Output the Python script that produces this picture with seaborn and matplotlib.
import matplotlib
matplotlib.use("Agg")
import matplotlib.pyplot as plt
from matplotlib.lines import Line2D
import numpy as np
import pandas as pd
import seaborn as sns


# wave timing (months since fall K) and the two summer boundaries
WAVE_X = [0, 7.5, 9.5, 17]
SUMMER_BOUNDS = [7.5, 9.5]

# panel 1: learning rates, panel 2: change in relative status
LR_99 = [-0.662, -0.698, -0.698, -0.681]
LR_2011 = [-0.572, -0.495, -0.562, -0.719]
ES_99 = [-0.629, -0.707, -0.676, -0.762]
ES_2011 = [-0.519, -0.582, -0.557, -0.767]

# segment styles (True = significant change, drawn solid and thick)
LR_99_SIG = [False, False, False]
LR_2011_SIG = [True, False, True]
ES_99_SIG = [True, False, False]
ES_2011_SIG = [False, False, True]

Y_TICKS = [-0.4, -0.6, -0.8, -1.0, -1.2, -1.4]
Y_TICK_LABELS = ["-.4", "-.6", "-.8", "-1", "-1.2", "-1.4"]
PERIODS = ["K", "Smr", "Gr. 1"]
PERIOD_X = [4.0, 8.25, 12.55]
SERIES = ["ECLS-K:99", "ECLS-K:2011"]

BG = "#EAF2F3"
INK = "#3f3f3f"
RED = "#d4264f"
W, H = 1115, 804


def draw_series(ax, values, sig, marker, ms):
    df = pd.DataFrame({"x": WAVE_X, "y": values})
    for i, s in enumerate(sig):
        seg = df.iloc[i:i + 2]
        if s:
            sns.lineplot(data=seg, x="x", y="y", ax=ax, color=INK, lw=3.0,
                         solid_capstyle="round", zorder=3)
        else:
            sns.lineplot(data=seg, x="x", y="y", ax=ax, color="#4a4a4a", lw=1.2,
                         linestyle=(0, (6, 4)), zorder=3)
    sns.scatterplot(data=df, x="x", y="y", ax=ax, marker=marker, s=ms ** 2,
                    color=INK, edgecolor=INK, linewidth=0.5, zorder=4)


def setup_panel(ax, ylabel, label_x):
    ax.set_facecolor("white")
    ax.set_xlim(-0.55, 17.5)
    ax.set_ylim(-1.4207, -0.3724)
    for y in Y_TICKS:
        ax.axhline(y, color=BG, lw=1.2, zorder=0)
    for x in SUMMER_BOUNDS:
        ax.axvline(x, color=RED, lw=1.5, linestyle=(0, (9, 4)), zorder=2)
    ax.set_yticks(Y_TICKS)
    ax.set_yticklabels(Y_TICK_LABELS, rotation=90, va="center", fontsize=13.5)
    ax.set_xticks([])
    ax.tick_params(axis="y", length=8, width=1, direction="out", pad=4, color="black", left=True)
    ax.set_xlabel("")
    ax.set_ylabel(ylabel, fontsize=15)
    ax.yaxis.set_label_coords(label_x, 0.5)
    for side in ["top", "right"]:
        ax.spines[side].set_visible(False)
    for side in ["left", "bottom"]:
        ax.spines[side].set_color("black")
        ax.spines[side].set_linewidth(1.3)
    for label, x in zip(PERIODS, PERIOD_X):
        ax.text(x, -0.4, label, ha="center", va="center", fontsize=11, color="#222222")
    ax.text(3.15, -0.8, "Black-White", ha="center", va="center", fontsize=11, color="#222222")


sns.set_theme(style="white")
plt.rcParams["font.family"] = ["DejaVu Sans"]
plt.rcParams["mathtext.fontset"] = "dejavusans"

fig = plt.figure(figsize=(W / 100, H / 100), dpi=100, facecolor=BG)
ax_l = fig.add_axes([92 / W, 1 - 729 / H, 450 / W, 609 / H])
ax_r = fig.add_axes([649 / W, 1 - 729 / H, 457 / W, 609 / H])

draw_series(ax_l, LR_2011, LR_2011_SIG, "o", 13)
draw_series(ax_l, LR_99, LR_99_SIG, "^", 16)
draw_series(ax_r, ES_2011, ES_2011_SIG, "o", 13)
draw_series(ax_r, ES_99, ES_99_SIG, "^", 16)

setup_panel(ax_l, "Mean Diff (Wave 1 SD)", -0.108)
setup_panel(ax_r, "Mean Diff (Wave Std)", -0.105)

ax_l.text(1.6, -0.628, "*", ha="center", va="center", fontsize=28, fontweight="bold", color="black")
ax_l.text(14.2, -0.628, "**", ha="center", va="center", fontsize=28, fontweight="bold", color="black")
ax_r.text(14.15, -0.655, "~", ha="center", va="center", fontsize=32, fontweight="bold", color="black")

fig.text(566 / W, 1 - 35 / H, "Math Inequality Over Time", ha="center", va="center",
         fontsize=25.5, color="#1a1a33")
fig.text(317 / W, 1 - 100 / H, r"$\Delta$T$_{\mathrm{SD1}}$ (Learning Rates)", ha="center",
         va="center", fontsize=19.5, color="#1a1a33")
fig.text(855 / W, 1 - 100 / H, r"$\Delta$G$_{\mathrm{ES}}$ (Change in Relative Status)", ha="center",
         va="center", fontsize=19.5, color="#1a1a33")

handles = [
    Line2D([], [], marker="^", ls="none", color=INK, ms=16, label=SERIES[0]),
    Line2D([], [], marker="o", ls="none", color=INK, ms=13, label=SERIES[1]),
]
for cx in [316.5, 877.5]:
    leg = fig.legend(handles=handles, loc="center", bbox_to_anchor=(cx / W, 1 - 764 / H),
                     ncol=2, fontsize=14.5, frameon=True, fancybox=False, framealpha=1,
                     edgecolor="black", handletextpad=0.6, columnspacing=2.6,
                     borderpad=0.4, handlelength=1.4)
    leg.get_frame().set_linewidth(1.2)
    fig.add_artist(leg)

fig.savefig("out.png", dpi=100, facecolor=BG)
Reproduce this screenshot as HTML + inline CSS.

· · · · ·

TASK DESCRIPTION
Identify all lines where the word "this" shows up. Copy them.

COMPLETE RESPONSE
Output the Python script that produces this picture with seaborn and matplotlib.
Reproduce this screenshot as HTML + inline CSS.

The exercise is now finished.